Le deuxième objectif du livre est de montrer si et comment ces modifications de la philosophie de la technique se reflètent sur la philosophie elle-même. Dans les développements mentionnés plus haut on peut distinguer au moins trois gestes principaux : 1) L’herméneutique de l’environnement technologique. 2) La clarification des concepts ainsi formulés par rapport à la philosophie classique, parfois au moyen d’une déconstruction des concepts fondamentaux de la philosophie au moyen de leurs pendants techniques. 3) La configuration de nouveaux ensembles de pensée. Chaque fois, le motif de la technique, jadis rejeté car associé aux mensonges de l’artifice, s’avère utile lorsqu’il s’agit de réarticuler la vérité en termes de la matérialité.

L’objectif dernier du livre est d’ouvrir la question des techniques de la philosophie elle-même.
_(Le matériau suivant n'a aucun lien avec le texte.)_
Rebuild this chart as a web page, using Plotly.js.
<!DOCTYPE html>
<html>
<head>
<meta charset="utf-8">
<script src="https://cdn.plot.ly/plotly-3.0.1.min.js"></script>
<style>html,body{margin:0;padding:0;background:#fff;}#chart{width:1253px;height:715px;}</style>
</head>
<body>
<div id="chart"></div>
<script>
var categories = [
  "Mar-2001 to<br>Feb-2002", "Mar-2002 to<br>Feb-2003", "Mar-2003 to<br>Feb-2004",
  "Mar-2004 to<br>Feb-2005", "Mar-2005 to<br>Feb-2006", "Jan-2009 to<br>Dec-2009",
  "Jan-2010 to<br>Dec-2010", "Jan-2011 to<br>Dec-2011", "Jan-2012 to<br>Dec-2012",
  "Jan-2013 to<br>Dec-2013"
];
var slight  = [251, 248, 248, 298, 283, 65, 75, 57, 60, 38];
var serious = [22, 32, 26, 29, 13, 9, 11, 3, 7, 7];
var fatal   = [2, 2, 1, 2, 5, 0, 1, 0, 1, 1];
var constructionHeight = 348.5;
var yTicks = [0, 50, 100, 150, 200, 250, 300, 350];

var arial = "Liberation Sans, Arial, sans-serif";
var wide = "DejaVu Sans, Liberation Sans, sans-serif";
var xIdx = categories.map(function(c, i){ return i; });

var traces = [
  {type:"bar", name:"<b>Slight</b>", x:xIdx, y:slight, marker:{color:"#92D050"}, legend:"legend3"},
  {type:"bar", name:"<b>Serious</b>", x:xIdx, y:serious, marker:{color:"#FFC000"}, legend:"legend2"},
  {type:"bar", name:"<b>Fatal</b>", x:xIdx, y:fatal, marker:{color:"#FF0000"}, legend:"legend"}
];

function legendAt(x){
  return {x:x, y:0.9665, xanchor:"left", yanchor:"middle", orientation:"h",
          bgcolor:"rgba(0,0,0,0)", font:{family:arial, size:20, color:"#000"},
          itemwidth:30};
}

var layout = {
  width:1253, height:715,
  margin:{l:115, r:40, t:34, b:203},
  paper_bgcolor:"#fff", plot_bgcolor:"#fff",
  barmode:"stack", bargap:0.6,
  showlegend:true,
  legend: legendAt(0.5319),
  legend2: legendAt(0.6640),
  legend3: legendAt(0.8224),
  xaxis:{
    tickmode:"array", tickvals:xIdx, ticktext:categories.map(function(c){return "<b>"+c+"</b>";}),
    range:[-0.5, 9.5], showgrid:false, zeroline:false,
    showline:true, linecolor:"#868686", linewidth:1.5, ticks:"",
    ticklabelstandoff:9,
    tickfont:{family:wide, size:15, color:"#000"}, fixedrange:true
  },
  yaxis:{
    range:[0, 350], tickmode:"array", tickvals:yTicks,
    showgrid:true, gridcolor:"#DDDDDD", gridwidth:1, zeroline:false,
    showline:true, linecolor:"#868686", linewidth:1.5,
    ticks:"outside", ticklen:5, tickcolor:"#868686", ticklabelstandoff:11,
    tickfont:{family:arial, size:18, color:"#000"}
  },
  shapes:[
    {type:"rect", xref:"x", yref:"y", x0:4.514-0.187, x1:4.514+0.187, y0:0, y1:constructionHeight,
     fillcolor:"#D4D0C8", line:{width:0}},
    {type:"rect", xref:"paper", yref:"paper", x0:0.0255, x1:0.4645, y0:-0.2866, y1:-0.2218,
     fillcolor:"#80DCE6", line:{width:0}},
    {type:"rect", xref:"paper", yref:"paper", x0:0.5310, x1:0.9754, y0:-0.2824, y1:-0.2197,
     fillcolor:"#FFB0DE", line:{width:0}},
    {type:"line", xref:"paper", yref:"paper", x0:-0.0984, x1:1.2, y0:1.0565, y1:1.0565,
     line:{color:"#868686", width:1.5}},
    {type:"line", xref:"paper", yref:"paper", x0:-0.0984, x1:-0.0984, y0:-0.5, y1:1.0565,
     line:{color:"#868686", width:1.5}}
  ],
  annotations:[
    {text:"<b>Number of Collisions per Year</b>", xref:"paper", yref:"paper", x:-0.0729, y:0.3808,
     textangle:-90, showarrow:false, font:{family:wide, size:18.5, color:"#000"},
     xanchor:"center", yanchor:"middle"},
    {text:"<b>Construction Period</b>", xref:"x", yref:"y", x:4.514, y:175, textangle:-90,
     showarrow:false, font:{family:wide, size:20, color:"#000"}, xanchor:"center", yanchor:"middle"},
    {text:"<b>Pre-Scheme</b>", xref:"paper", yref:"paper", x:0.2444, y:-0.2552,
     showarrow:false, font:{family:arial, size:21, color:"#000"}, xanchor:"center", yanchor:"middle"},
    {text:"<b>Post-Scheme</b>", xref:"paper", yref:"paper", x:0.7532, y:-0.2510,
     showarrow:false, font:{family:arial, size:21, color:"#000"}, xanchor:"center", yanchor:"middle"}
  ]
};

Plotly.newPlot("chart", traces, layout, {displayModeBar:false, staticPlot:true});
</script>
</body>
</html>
En utilisant le motif de la technique comme l’outil heuristique privilégié, le livre interroge le rapport de la philosophie à ses propres techniques sachant que, d’un côté, la philosophie n’a pas de techniques car, comme insiste à le dire Heidegger, elle avance sans chemins tracés, et que d’un autre côté, la philosophie n’a jamais cessé de systématiser ses propres outils et techniques (logiques, jugements et toutes les techniques de pensée utilisées ici même). Qu’est-ce que la philosophie lorsqu’elle se découvre à la fois utilisateur des techniques philosophiques disponibles (analytiques, phénoménologiques, déconstructrices…) et inventeur, qui se sait à la fois incapable de faire table rase avec l’histoire de la philosophie, et pourtant capable de composer avec les éléments déjà disponibles en les défaisant, décomposant, réassemblant et parfois en y ajoutant quelque chose de neuf, peut-être ? La philosophie n’est pas une simple technique de pensée, et il n’existe pas de technique de création philosophique. Mais la philosophie avance pourtant en s’interrogeant sur ses propres techniques et sur ce qui refuse de s’y réduire.